Chi nella prima scelta ha optato per i jeans a basso impatto ambientale attribuisce un alto valore ai capi riciclati senza percepirne i rischi. Chi è inizialmente orientato verso i jeans economici attribuisce massimo beneficio al prezzo.
Quando viene introdotta la terza opzione, il second-hand rappresenta una scelta ibrida, che offre sia sostenibilità che economicità, in grado di spostare le preferenze. Per questi consumatori, il valore percepito dei jeans second-hand emerge come fattore dominante. Il modello second-hand è posizionato in modo strategico per evidenziare sia la sostenibilità che l’accessibilità economica, influenzando le scelte attraverso un effetto decoy.
I dati emersi dallo studio evidenziano che, sebbene la consapevolezza dell’impatto ambientale dell’industria tessile sia elevata, c’è ancora un divario significativo tra le intenzioni e i comportamenti effettivi dei consumatori. Ridurre questo gap richiede un’azione coordinata su più fronti.
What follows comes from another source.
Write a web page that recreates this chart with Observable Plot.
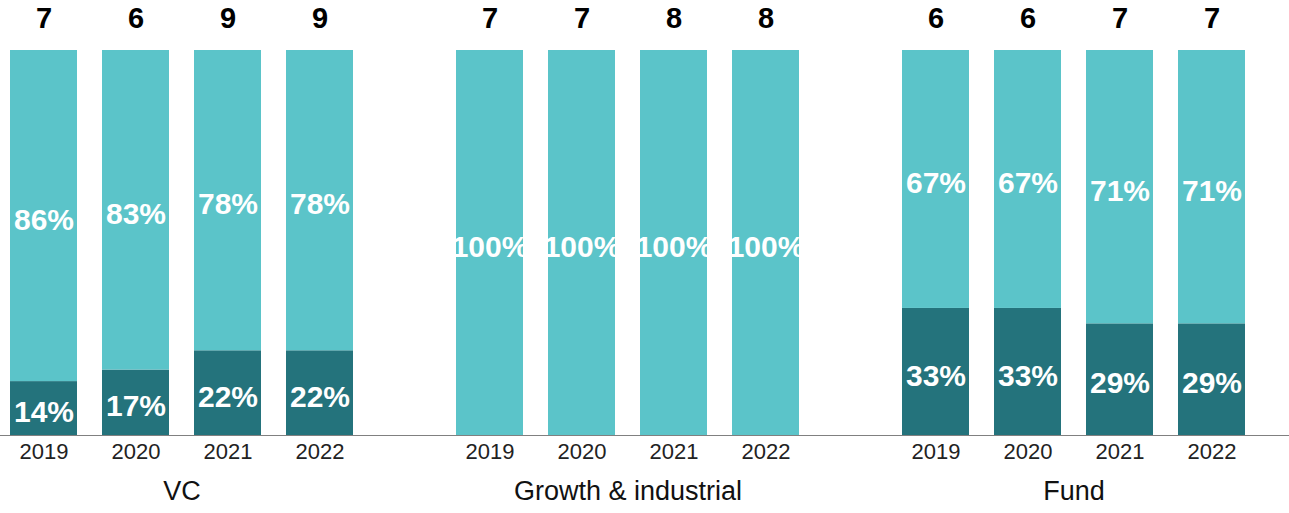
<!DOCTYPE html>
<html>
<head>
<meta charset="utf-8">
<script src="https://cdn.jsdelivr.net/npm/d3@7"></script>
<script src="https://cdn.jsdelivr.net/npm/@observablehq/plot@0.6"></script>
<style>
  html, body { margin: 0; padding: 0; background: #fff; }
  #chart svg { font-family: "Liberation Sans", Arial, sans-serif; }
</style>
</head>
<body>
<div id="chart"></div>
<script>
const groups = ["VC", "Growth & industrial", "Fund"];
const years = ["2019", "2020", "2021", "2022"];

const vcTotals = [7, 6, 9, 9];
const growthTotals = [7, 7, 8, 8];
const fundTotals = [6, 6, 7, 7];

// share (%) of the dark bottom segment
const vcDark = [14, 17, 22, 22];
const growthDark = [0, 0, 0, 0];
const fundDark = [33, 33, 29, 29];

// share (%) of the light top segment
const vcLight = [86, 83, 78, 78];
const growthLight = [100, 100, 100, 100];
const fundLight = [67, 67, 71, 71];

const totalsByGroup = [vcTotals, growthTotals, fundTotals];
const darkByGroup = [vcDark, growthDark, fundDark];
const lightByGroup = [vcLight, growthLight, fundLight];

const segments = [];
const totals = [];
groups.forEach((g, gi) => {
  years.forEach((y, yi) => {
    segments.push({group: g, year: y, segment: "dark", value: darkByGroup[gi][yi] / 100, label: darkByGroup[gi][yi] + "%"});
    segments.push({group: g, year: y, segment: "light", value: lightByGroup[gi][yi] / 100, label: lightByGroup[gi][yi] + "%"});
    totals.push({group: g, year: y, total: totalsByGroup[gi][yi]});
  });
});

const colors = {dark: "#24737c", light: "#5bc4c9"};
const labelled = segments.filter(d => d.value > 0);

const chart = Plot.plot({
  width: 1289,
  height: 513,
  marginLeft: 9,
  marginRight: 44,
  marginTop: 50,
  marginBottom: 78,
  style: {fontFamily: "Liberation Sans, Arial, sans-serif", background: "#fff"},
  fx: {domain: groups, padding: 0.232, label: null},
  x: {domain: years, paddingInner: 0.272, paddingOuter: 0, label: null},
  y: {domain: [0, 1], axis: null},
  color: {domain: ["dark", "light"], range: [colors.dark, colors.light]},
  marks: [
    Plot.barY(segments, Plot.stackY({fx: "group", x: "year", y: "value", fill: "segment"})),
    Plot.ruleY([0], {stroke: "#808080", strokeWidth: 1.5, insetLeft: -60, insetRight: -60, shapeRendering: "crispEdges"}),
    Plot.text(labelled, Plot.stackY({
      fx: "group", x: "year", y: "value", text: "label",
      fill: "white", fontSize: 30, fontWeight: "bold", dy: 4
    })),
    Plot.text(totals, {fx: "group", x: "year", y: () => 1, text: "total", fontSize: 29, fontWeight: "bold", fill: "#000", dy: -32}),
    Plot.axisX({tickSize: 0, tickPadding: 8, fontSize: 22, label: null, color: "#222"}),
    Plot.axisFx({anchor: "bottom", tickSize: 0, tickPadding: 45, fontSize: 27, label: null, color: "#111"})
  ]
});

document.getElementById("chart").appendChild(chart);
</script>
</body>
</html>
Un dato particolarmente critico riguarda il fine vita dei capi: molti consumatori conservano vestiti inutilizzati, togliendoli dal ciclo economico, anziché reintrodurli attraverso riparazione, up-cycling, second-hand o riciclo. Occorre inoltre ridurre la percezione dei rischi legati a questi modelli di consumo, cambiando la mentalità con azioni mirate. Esperienze pratiche, come la possibilità di provare gratuitamente noleggio, second-hand e riciclo creativo, possono ridurre le resistenze iniziali e favorire una maggiore accettazione di queste opzioni.
Inoltre, è importante superare le tensioni, dimostrando che risparmio, qualità e sostenibilità possono coesistere. Per promuovere un mindset paradossale – ovvero la capacità di sentirsi a proprio agio nel bilanciare attributi apparentemente opposti – l’educazione gioca un ruolo cruciale.
Offrire strumenti che aiutino i consumatori a vedere le scelte non come dilemmi “aut-aut” ma come opportunità per integrare benefici personali e ambientali è essenziale. È altrettanto importante normalizzare le tensioni percepite, spiegando che queste fanno parte del processo decisionale e che possono essere affrontate con successo attraverso la creatività. Raccontare storie di consumatori che hanno adottato soluzioni ibride senza compromessi, può ispirare nuove abitudini.
Con politiche adeguate e un cambiamento culturale, l’industria tessile può diventare un modello virtuoso di economia circolare. Come auspica la Commissione Europea, entro il 2030, il fast fashion potrebbe essere sostituito da un sistema più equo e sostenibile, capace di garantire un futuro migliore per il pianeta e le generazioni future.